Wednesday 9 May 2012

The key appeal of something you're adapting

After the success of Sherlock, the BBC are apparently looking at modernising... The Three Musketeers.

Now, the basics of the plot work fine - military men get mixed up in the power plays of the ruling elite - but I worry it might lose something in the translation... something about... how to include swordfights?

Because I think those are kind of key.

Sherlock works (a) because it’s done really well overall and (b) because the modernisation doesn’t affect the core of the stories, which is a slightly mad detective solving mysteries. There's plenty of room for “slightly mad detective solving mysteries” shows, as anyone can see by looking at Channel 5 in the UK any evening.

But if you’re adapting The Three Musketeers I want swordfights!

Unless they go really alternate-world there won’t be much chance of many of them. And if they start looking for excuses that will get even more grating.

(Edit for those reading a year or more later - The Musketeers has swordfights and a period setting.)

Something to consider when adapting a plot, or running a game based on something. A current RPGnet thread asks what’s a good game for The Avengers and while the new Marvel Heroic Roleplaying is the obvious suggestion for the action, would it encourage the interplay between the characters?
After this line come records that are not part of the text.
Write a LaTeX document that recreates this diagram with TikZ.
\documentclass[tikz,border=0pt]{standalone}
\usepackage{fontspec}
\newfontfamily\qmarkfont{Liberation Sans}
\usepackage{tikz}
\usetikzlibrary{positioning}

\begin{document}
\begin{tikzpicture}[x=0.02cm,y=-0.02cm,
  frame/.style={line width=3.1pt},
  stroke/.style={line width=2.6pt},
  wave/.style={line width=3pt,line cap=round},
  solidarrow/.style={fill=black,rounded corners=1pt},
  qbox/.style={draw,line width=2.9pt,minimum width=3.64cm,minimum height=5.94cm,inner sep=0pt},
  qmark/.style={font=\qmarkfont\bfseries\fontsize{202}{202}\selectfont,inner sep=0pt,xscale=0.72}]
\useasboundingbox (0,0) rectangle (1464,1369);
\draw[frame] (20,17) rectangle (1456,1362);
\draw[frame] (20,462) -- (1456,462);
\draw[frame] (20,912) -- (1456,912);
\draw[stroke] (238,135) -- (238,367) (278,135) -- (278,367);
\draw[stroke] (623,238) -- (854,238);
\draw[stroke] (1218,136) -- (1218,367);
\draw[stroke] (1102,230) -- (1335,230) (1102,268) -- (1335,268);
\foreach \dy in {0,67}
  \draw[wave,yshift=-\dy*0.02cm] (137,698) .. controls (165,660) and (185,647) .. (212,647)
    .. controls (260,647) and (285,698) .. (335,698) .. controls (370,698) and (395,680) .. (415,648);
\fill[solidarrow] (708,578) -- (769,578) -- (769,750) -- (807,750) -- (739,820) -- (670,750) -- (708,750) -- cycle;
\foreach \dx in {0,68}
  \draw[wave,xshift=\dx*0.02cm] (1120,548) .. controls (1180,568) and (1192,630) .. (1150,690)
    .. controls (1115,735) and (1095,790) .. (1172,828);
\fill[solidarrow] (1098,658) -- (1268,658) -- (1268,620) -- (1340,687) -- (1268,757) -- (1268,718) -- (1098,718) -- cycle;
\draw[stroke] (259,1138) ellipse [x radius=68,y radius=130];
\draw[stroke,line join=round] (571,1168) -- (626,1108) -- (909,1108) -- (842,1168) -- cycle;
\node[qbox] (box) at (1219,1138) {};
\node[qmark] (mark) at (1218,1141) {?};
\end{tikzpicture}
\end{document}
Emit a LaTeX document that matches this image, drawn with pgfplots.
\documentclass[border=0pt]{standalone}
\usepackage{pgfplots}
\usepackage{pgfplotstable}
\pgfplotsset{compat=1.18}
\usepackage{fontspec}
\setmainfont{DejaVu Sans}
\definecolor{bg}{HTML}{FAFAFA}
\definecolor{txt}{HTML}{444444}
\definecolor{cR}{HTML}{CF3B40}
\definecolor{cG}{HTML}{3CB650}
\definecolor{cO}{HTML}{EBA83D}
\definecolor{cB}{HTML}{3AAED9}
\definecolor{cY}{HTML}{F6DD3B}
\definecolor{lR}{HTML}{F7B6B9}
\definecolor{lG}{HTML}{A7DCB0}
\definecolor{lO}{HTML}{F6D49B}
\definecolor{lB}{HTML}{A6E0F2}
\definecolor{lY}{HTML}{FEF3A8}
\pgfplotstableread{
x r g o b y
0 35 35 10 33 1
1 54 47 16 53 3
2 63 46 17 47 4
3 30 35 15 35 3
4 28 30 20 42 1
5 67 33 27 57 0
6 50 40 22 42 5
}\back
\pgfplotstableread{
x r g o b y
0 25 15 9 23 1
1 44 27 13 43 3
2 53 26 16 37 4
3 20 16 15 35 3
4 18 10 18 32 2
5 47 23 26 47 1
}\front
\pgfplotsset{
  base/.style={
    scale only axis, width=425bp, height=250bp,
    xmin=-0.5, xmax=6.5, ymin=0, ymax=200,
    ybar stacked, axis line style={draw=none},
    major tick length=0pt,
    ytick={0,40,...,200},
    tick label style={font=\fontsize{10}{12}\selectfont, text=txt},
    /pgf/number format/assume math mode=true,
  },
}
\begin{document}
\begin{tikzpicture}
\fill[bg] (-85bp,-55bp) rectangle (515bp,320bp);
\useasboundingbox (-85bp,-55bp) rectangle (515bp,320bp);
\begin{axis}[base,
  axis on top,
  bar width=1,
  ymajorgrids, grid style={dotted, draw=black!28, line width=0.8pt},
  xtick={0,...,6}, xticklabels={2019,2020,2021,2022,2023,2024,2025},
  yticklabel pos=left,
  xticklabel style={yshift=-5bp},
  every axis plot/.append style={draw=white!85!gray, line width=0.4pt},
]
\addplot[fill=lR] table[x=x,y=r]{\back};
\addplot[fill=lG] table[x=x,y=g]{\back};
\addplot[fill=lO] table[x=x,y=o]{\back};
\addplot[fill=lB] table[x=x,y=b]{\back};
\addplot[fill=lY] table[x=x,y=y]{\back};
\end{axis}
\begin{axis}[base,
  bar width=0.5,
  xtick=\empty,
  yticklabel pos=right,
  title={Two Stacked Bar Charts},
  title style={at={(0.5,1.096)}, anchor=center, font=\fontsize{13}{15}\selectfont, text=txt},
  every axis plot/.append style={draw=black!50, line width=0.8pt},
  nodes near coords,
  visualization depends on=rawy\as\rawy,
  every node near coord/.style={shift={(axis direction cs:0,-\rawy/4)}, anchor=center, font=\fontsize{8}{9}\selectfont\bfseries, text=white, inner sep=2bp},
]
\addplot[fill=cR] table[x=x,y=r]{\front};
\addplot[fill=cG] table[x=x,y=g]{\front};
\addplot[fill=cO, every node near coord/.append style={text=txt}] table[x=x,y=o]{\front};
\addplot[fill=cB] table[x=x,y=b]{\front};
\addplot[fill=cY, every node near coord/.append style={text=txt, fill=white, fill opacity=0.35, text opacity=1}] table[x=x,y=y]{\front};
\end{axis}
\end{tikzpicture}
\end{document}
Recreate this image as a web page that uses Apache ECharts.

I’m looking at this at the moment as well with my future Star Wars game. No Empire, no Sith, no Stormtroopers - I can understand why The Old Republic made its setting so samey but I think it’s too easy. Hopefully the new bad guys I create will be engaging enough, as long as I keep things like blaster fights, space battles, lightsaber duels, chases, monsters, and arguing in the middle of combat. Fingers crossed.